## SET PROBLEM
Below is a listing to write out in full, exactly as given, without its pictures.
##### DATA SHOWN
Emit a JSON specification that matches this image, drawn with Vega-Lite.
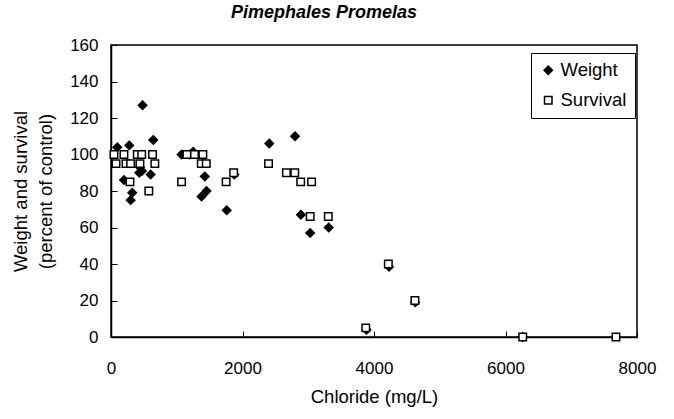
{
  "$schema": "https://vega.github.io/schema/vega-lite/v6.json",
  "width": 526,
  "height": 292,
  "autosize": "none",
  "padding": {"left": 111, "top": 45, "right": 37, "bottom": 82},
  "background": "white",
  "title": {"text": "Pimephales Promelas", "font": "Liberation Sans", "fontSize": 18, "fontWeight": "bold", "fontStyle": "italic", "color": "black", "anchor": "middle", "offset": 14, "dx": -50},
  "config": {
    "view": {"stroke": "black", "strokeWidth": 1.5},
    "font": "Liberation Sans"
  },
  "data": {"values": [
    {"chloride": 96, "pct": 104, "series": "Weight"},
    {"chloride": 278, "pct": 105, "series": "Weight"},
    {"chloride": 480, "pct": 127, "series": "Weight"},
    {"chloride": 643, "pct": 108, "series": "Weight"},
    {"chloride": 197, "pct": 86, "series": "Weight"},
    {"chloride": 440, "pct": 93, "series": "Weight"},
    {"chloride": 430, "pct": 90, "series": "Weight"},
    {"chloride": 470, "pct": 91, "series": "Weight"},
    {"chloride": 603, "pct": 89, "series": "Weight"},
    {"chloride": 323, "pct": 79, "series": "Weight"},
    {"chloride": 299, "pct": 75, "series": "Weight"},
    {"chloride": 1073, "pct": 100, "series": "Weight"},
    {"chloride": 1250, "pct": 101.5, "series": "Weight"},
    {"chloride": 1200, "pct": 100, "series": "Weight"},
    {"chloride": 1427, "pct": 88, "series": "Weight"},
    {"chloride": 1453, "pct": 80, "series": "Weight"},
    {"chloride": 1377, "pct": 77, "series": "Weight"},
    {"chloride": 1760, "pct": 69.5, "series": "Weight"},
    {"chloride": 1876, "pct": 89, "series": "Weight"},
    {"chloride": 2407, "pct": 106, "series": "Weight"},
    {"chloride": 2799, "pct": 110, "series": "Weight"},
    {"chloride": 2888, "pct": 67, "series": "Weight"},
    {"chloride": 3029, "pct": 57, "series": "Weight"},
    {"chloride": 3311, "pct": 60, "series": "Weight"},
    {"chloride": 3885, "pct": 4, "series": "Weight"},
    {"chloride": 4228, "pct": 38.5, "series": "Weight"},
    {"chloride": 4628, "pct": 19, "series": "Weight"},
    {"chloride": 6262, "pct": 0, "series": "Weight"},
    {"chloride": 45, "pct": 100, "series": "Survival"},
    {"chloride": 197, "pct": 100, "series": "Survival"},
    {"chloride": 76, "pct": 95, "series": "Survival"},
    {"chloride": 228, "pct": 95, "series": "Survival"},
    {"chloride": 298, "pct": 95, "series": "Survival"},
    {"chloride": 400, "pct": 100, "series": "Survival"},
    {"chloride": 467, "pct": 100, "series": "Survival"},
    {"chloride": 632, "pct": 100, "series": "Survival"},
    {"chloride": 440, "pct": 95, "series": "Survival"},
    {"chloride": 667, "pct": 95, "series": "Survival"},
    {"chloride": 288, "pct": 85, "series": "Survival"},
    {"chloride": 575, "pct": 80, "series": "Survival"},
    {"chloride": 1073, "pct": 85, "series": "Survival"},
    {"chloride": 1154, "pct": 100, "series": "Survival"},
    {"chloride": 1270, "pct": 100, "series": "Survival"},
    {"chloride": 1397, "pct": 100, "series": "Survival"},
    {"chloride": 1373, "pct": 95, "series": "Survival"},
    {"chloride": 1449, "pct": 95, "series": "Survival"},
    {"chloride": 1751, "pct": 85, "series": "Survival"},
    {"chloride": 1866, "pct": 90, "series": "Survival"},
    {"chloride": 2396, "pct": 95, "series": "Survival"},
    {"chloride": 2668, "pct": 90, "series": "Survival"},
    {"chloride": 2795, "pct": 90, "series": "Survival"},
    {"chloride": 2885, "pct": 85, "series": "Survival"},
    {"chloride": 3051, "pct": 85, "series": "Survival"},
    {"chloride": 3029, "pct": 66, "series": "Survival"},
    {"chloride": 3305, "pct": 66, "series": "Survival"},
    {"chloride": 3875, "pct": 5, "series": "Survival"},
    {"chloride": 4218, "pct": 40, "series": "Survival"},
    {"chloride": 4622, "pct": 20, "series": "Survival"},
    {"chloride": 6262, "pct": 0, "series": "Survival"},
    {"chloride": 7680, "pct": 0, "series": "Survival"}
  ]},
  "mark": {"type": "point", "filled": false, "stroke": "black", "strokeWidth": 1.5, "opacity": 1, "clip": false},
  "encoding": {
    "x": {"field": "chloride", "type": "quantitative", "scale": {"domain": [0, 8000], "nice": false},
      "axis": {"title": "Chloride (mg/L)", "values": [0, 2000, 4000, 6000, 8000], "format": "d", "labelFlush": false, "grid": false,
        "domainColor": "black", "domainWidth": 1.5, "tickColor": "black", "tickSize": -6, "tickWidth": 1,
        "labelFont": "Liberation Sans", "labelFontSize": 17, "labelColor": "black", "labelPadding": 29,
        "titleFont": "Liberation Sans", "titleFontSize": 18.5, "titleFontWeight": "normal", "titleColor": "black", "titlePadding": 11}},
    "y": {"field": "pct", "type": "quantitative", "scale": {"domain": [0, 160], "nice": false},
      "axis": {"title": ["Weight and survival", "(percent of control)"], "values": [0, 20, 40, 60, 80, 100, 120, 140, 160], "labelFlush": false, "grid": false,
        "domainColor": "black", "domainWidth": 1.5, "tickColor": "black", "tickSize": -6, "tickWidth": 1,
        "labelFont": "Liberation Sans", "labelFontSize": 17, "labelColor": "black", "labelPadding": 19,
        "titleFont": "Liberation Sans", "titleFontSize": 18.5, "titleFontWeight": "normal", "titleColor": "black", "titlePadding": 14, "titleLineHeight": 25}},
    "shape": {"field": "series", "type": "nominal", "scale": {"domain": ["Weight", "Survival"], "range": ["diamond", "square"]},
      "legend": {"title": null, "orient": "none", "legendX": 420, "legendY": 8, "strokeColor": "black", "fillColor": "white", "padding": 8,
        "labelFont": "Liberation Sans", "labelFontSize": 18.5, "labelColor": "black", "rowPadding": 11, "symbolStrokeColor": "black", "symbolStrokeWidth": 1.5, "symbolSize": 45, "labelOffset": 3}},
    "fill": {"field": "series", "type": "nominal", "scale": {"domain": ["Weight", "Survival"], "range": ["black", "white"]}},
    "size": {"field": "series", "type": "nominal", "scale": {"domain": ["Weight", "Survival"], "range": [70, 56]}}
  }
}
##########
## ANSWER TO THE TASK
Emit a JSON specification that matches this image, drawn with Vega-Lite.
{
  "$schema": "https://vega.github.io/schema/vega-lite/v6.json",
  "width": 526,
  "height": 292,
  "autosize": "none",
  "padding": {"left": 111, "top": 45, "right": 37, "bottom": 82},
  "background": "white",
  "title": {"text": "Pimephales Promelas", "font": "Liberation Sans", "fontSize": 18, "fontWeight": "bold", "fontStyle": "italic", "color": "black", "anchor": "middle", "offset": 14, "dx": -50},
  "config": {
    "view": {"stroke": "black", "strokeWidth": 1.5},
    "font": "Liberation Sans"
  },
  "data": {"values": [
    {"chloride": 96, "pct": 104, "series": "Weight"},
    {"chloride": 278, "pct": 105, "series": "Weight"},
    {"chloride": 480, "pct": 127, "series": "Weight"},
    {"chloride": 643, "pct": 108, "series": "Weight"},
    {"chloride": 197, "pct": 86, "series": "Weight"},
    {"chloride": 440, "pct": 93, "series": "Weight"},
    {"chloride": 430, "pct": 90, "series": "Weight"},
    {"chloride": 470, "pct": 91, "series": "Weight"},
    {"chloride": 603, "pct": 89, "series": "Weight"},
    {"chloride": 323, "pct": 79, "series": "Weight"},
    {"chloride": 299, "pct": 75, "series": "Weight"},
    {"chloride": 1073, "pct": 100, "series": "Weight"},
    {"chloride": 1250, "pct": 101.5, "series": "Weight"},
    {"chloride": 1200, "pct": 100, "series": "Weight"},
    {"chloride": 1427, "pct": 88, "series": "Weight"},
    {"chloride": 1453, "pct": 80, "series": "Weight"},
    {"chloride": 1377, "pct": 77, "series": "Weight"},
    {"chloride": 1760, "pct": 69.5, "series": "Weight"},
    {"chloride": 1876, "pct": 89, "series": "Weight"},
    {"chloride": 2407, "pct": 106, "series": "Weight"},
    {"chloride": 2799, "pct": 110, "series": "Weight"},
    {"chloride": 2888, "pct": 67, "series": "Weight"},
    {"chloride": 3029, "pct": 57, "series": "Weight"},
    {"chloride": 3311, "pct": 60, "series": "Weight"},
    {"chloride": 3885, "pct": 4, "series": "Weight"},
    {"chloride": 4228, "pct": 38.5, "series": "Weight"},
    {"chloride": 4628, "pct": 19, "series": "Weight"},
    {"chloride": 6262, "pct": 0, "series": "Weight"},
    {"chloride": 45, "pct": 100, "series": "Survival"},
    {"chloride": 197, "pct": 100, "series": "Survival"},
    {"chloride": 76, "pct": 95, "series": "Survival"},
    {"chloride": 228, "pct": 95, "series": "Survival"},
    {"chloride": 298, "pct": 95, "series": "Survival"},
    {"chloride": 400, "pct": 100, "series": "Survival"},
    {"chloride": 467, "pct": 100, "series": "Survival"},
    {"chloride": 632, "pct": 100, "series": "Survival"},
    {"chloride": 440, "pct": 95, "series": "Survival"},
    {"chloride": 667, "pct": 95, "series": "Survival"},
    {"chloride": 288, "pct": 85, "series": "Survival"},
    {"chloride": 575, "pct": 80, "series": "Survival"},
    {"chloride": 1073, "pct": 85, "series": "Survival"},
    {"chloride": 1154, "pct": 100, "series": "Survival"},
    {"chloride": 1270, "pct": 100, "series": "Survival"},
    {"chloride": 1397, "pct": 100, "series": "Survival"},
    {"chloride": 1373, "pct": 95, "series": "Survival"},
    {"chloride": 1449, "pct": 95, "series": "Survival"},
    {"chloride": 1751, "pct": 85, "series": "Survival"},
    {"chloride": 1866, "pct": 90, "series": "Survival"},
    {"chloride": 2396, "pct": 95, "series": "Survival"},
    {"chloride": 2668, "pct": 90, "series": "Survival"},
    {"chloride": 2795, "pct": 90, "series": "Survival"},
    {"chloride": 2885, "pct": 85, "series": "Survival"},
    {"chloride": 3051, "pct": 85, "series": "Survival"},
    {"chloride": 3029, "pct": 66, "series": "Survival"},
    {"chloride": 3305, "pct": 66, "series": "Survival"},
    {"chloride": 3875, "pct": 5, "series": "Survival"},
    {"chloride": 4218, "pct": 40, "series": "Survival"},
    {"chloride": 4622, "pct": 20, "series": "Survival"},
    {"chloride": 6262, "pct": 0, "series": "Survival"},
    {"chloride": 7680, "pct": 0, "series": "Survival"}
  ]},
  "mark": {"type": "point", "filled": false, "stroke": "black", "strokeWidth": 1.5, "opacity": 1, "clip": false},
  "encoding": {
    "x": {"field": "chloride", "type": "quantitative", "scale": {"domain": [0, 8000], "nice": false},
      "axis": {"title": "Chloride (mg/L)", "values": [0, 2000, 4000, 6000, 8000], "format": "d", "labelFlush": false, "grid": false,
        "domainColor": "black", "domainWidth": 1.5, "tickColor": "black", "tickSize": -6, "tickWidth": 1,
        "labelFont": "Liberation Sans", "labelFontSize": 17, "labelColor": "black", "labelPadding": 29,
        "titleFont": "Liberation Sans", "titleFontSize": 18.5, "titleFontWeight": "normal", "titleColor": "black", "titlePadding": 11}},
    "y": {"field": "pct", "type": "quantitative", "scale": {"domain": [0, 160], "nice": false},
      "axis": {"title": ["Weight and survival", "(percent of control)"], "values": [0, 20, 40, 60, 80, 100, 120, 140, 160], "labelFlush": false, "grid": false,
        "domainColor": "black", "domainWidth": 1.5, "tickColor": "black", "tickSize": -6, "tickWidth": 1,
        "labelFont": "Liberation Sans", "labelFontSize": 17, "labelColor": "black", "labelPadding": 19,
        "titleFont": "Liberation Sans", "titleFontSize": 18.5, "titleFontWeight": "normal", "titleColor": "black", "titlePadding": 14, "titleLineHeight": 25}},
    "shape": {"field": "series", "type": "nominal", "scale": {"domain": ["Weight", "Survival"], "range": ["diamond", "square"]},
      "legend": {"title": null, "orient": "none", "legendX": 420, "legendY": 8, "strokeColor": "black", "fillColor": "white", "padding": 8,
        "labelFont": "Liberation Sans", "labelFontSize": 18.5, "labelColor": "black", "rowPadding": 11, "symbolStrokeColor": "black", "symbolStrokeWidth": 1.5, "symbolSize": 45, "labelOffset": 3}},
    "fill": {"field": "series", "type": "nominal", "scale": {"domain": ["Weight", "Survival"], "range": ["black", "white"]}},
    "size": {"field": "series", "type": "nominal", "scale": {"domain": ["Weight", "Survival"], "range": [70, 56]}}
  }
}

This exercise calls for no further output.